### Your task
Find and copy every line in the records that includes the string "with".

### Data shown
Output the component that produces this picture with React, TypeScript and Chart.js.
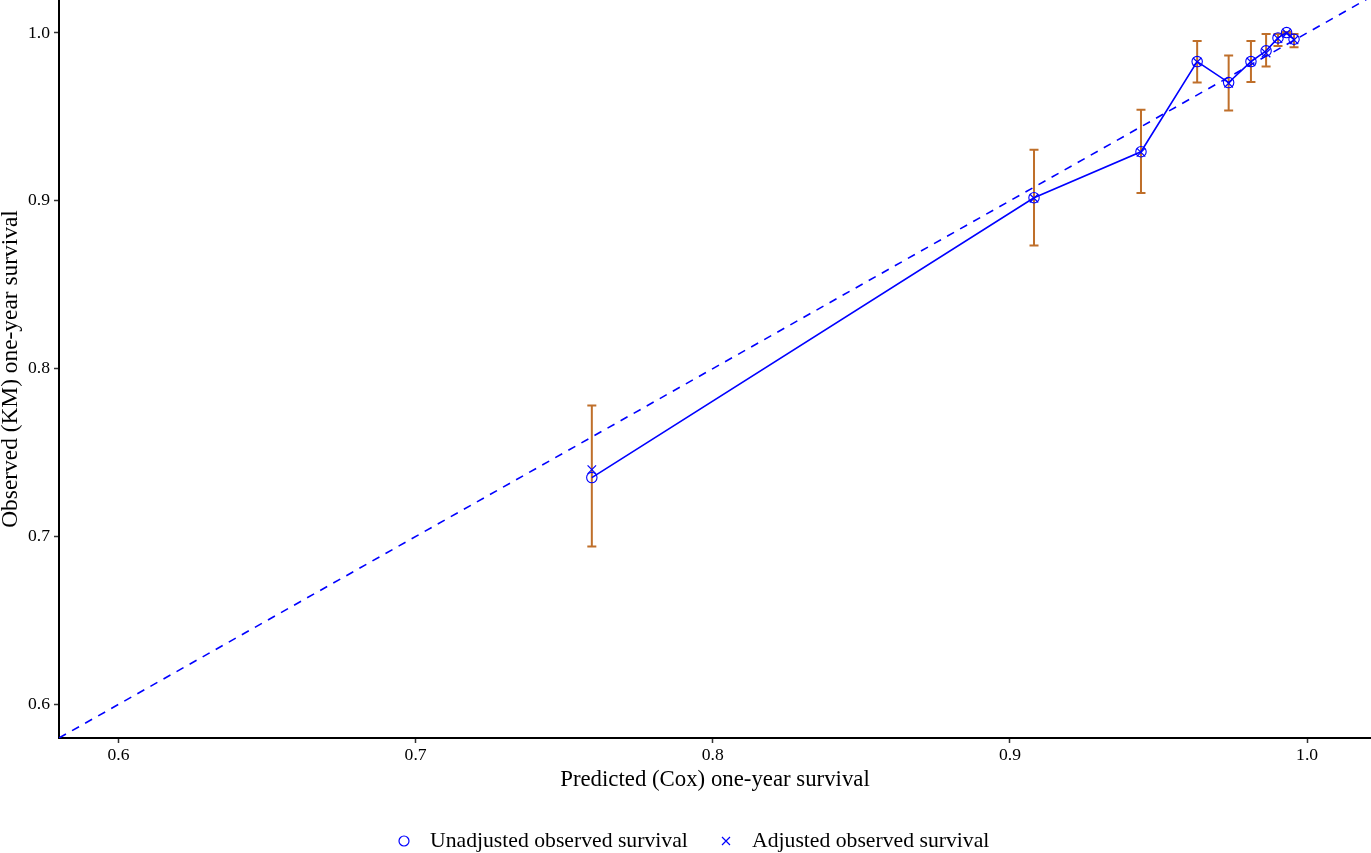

--

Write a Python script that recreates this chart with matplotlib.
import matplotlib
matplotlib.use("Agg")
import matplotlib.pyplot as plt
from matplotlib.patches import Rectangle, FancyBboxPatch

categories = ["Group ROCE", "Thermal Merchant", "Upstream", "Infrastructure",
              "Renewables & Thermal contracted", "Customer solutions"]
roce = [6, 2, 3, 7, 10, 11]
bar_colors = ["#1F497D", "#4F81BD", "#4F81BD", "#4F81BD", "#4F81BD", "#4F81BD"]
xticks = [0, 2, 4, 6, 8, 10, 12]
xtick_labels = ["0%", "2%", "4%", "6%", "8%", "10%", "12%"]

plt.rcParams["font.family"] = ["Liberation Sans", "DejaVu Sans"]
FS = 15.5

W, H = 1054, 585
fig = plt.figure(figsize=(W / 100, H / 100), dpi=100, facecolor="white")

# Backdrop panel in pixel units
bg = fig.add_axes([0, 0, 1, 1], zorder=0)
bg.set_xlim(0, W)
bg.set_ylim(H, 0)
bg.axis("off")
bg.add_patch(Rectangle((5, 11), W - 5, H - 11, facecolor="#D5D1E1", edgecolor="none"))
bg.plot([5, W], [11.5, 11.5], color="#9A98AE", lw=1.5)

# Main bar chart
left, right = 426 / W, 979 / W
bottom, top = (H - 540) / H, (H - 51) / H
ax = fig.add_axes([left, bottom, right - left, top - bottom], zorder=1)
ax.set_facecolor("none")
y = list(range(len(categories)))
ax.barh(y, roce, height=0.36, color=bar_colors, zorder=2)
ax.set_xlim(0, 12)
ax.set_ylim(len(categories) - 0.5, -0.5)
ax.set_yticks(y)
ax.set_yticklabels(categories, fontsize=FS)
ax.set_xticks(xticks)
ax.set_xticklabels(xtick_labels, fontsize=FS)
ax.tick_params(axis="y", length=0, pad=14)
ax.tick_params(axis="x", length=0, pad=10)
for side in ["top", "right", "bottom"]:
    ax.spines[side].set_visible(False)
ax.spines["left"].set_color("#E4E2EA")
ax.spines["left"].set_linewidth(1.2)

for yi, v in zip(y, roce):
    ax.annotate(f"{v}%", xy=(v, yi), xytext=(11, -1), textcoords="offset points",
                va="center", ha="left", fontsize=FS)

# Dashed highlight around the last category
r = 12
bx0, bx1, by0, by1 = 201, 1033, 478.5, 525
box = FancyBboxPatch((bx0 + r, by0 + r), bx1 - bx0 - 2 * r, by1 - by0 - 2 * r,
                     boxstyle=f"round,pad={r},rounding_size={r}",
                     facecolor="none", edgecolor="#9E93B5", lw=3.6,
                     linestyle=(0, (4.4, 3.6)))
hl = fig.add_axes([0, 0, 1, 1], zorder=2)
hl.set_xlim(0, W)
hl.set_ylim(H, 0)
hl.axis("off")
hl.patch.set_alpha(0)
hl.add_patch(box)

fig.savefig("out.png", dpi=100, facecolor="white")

### Exercise response
Output the component that produces this picture with React, TypeScript and Chart.js.
Write a Python script that recreates this chart with matplotlib.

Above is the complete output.